What this task involves: Take the lines from the top down to and including the one with "fig = plt.figure(figsize=(W" and repeat them exactly. Omit images.

Supplied data:
+++

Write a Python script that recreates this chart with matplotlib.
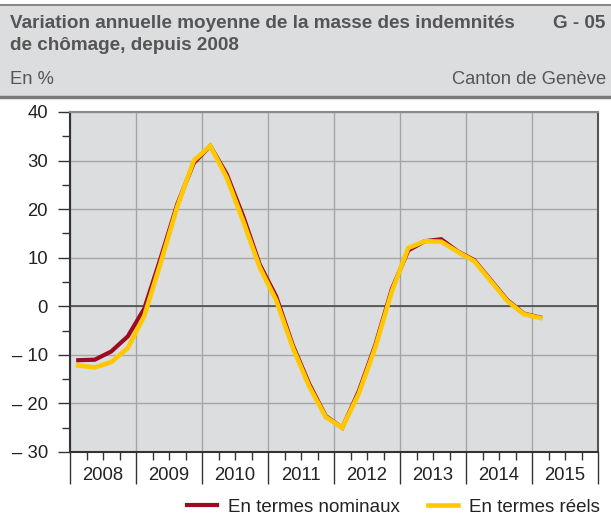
import numpy as np
import matplotlib.pyplot as plt
from matplotlib.patches import Rectangle
from matplotlib.lines import Line2D
import matplotlib.transforms as mtransforms

plt.rcParams['font.family'] = ['Liberation Sans', 'DejaVu Sans']

# quarterly values, 2008 Q1 .. 2015 Q1
nominal = [-11.1, -11.0, -9.3, -6.2, -0.5, 10.0, 21.0, 29.5, 33.0, 27.2,
           18.5, 8.6, 2.0, -8.0, -16.0, -22.6, -25.0, -17.5, -8.0, 3.5,
           11.5, 13.4, 13.8, 11.3, 9.5, 5.4, 1.3, -1.5, -2.3]
real = [-12.2, -12.6, -11.5, -8.6, -2.0, 9.0, 20.5, 30.0, 33.0, 26.5,
        17.5, 8.0, 1.2, -8.5, -16.5, -22.8, -25.0, -18.0, -8.5, 3.0,
        12.0, 13.4, 13.3, 11.2, 9.3, 5.2, 1.1, -1.6, -2.4]
years = ['2008', '2009', '2010', '2011', '2012', '2013', '2014', '2015']
yticks = [40, 30, 20, 10, 0, -10, -20, -30]

W, H = 611, 515
fig = plt.figure(figsize=(W / 100, H / 100), dpi=100)

# header band
fig.patches.append(Rectangle((0, 1 - 97 / H), 1, 92 / H, transform=fig.transFigure,
                             facecolor='#dcdddf', edgecolor='none', zorder=0))
fig.add_artist(Line2D([0, 1], [1 - 5 / H, 1 - 5 / H], transform=fig.transFigure,
                      color='#8a8a8a', lw=1.5))
fig.add_artist(Line2D([0, 1], [1 - 97 / H, 1 - 97 / H], transform=fig.transFigure,
                      color='#7a7a7a', lw=2.5))
tc = '#555555'
fig.text(10 / W, 1 - 24 / H, 'Variation annuelle moyenne de la masse des indemnités',
         fontsize=13.6, fontweight='bold', color=tc, va='center')
fig.text(10 / W, 1 - 45 / H, 'de chômage, depuis 2008',
         fontsize=13.6, fontweight='bold', color=tc, va='center')
fig.text(605 / W, 1 - 24 / H, 'G - 05', fontsize=13.6, fontweight='bold',
         color=tc, va='center', ha='right')
fig.text(10 / W, 1 - 80 / H, 'En %', fontsize=13.2, color=tc, va='center')
fig.text(606 / W, 1 - 80 / H, 'Canton de Genève', fontsize=13.2, color=tc,
         va='center', ha='right')

ax = fig.add_axes([70 / W, 1 - 452 / H, 528 / W, 340 / H])
ax.set_facecolor('#dcdddf')

x = np.arange(len(nominal)) + 0.5
ax.plot(x, nominal, color='#9d0b22', lw=3.0, solid_joinstyle='miter', zorder=3)
ax.plot(x, real, color='#ffc800', lw=3.3, solid_joinstyle='miter', zorder=4)
ax.axhline(0, color='#4a4a4a', lw=1.2, zorder=2)

ax.set_xlim(0, 4 * len(years))
ax.set_ylim(-30, 40)
ax.set_yticks(yticks)
ax.set_yticklabels([str(v) if v >= 0 else '– ' + str(-v) for v in yticks])
ax.set_yticks(np.arange(-25, 40, 10), minor=True)
ax.set_xticks(np.arange(0, 4 * len(years) + 1, 4))
ax.set_xticklabels([])
ax.set_xticks(np.arange(0, 4 * len(years) + 1, 1), minor=True)

ax.grid(True, which='major', color='#a5a5a5', lw=1.0, zorder=1)
ax.set_axisbelow(True)

ax.tick_params(axis='y', which='major', length=9, width=1, color='#333333',
               labelsize=13.3, labelcolor='#222222', pad=7)
ax.tick_params(axis='y', which='minor', length=6, width=1, color='#333333')
ax.tick_params(axis='x', which='major', length=23, width=1, color='#333333')
ax.tick_params(axis='x', which='minor', length=6, width=1, color='#333333')

for s in ['left', 'bottom']:
    ax.spines[s].set_color('#333333')
    ax.spines[s].set_linewidth(1.5)
ax.spines['right'].set_color('#555555')
ax.spines['right'].set_linewidth(1.5)
ax.spines['top'].set_color('#8a8a8a')
ax.spines['top'].set_linewidth(1.5)

trans = mtransforms.blended_transform_factory(ax.transData, ax.transAxes)
for i, yr in enumerate(years):
    ax.text(4 * i + 2, -24 / 340, yr, transform=trans, ha='center', va='center',
            fontsize=13.3, color='#222222')

handles = [Line2D([], [], color='#9d0b22', lw=3.0),
           Line2D([], [], color='#ffc800', lw=3.3)]
fig.legend(handles, ['En termes nominaux', 'En termes réels'], loc='center right',
           bbox_to_anchor=(600 / W, 1 - 507 / H), ncol=2, frameon=False,
           fontsize=13.5, handlelength=1.6, columnspacing=1.5, handletextpad=0.6,
           borderpad=0, borderaxespad=0, labelcolor='#222222')

fig.savefig('out.png', dpi=100)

+++

Output below:
Write a Python script that recreates this chart with matplotlib.
import numpy as np
import matplotlib.pyplot as plt
from matplotlib.patches import Rectangle
from matplotlib.lines import Line2D
import matplotlib.transforms as mtransforms

plt.rcParams['font.family'] = ['Liberation Sans', 'DejaVu Sans']

# quarterly values, 2008 Q1 .. 2015 Q1
nominal = [-11.1, -11.0, -9.3, -6.2, -0.5, 10.0, 21.0, 29.5, 33.0, 27.2,
           18.5, 8.6, 2.0, -8.0, -16.0, -22.6, -25.0, -17.5, -8.0, 3.5,
           11.5, 13.4, 13.8, 11.3, 9.5, 5.4, 1.3, -1.5, -2.3]
real = [-12.2, -12.6, -11.5, -8.6, -2.0, 9.0, 20.5, 30.0, 33.0, 26.5,
        17.5, 8.0, 1.2, -8.5, -16.5, -22.8, -25.0, -18.0, -8.5, 3.0,
        12.0, 13.4, 13.3, 11.2, 9.3, 5.2, 1.1, -1.6, -2.4]
years = ['2008', '2009', '2010', '2011', '2012', '2013', '2014', '2015']
yticks = [40, 30, 20, 10, 0, -10, -20, -30]

W, H = 611, 515
fig = plt.figure(figsize=(W / 100, H / 100), dpi=100)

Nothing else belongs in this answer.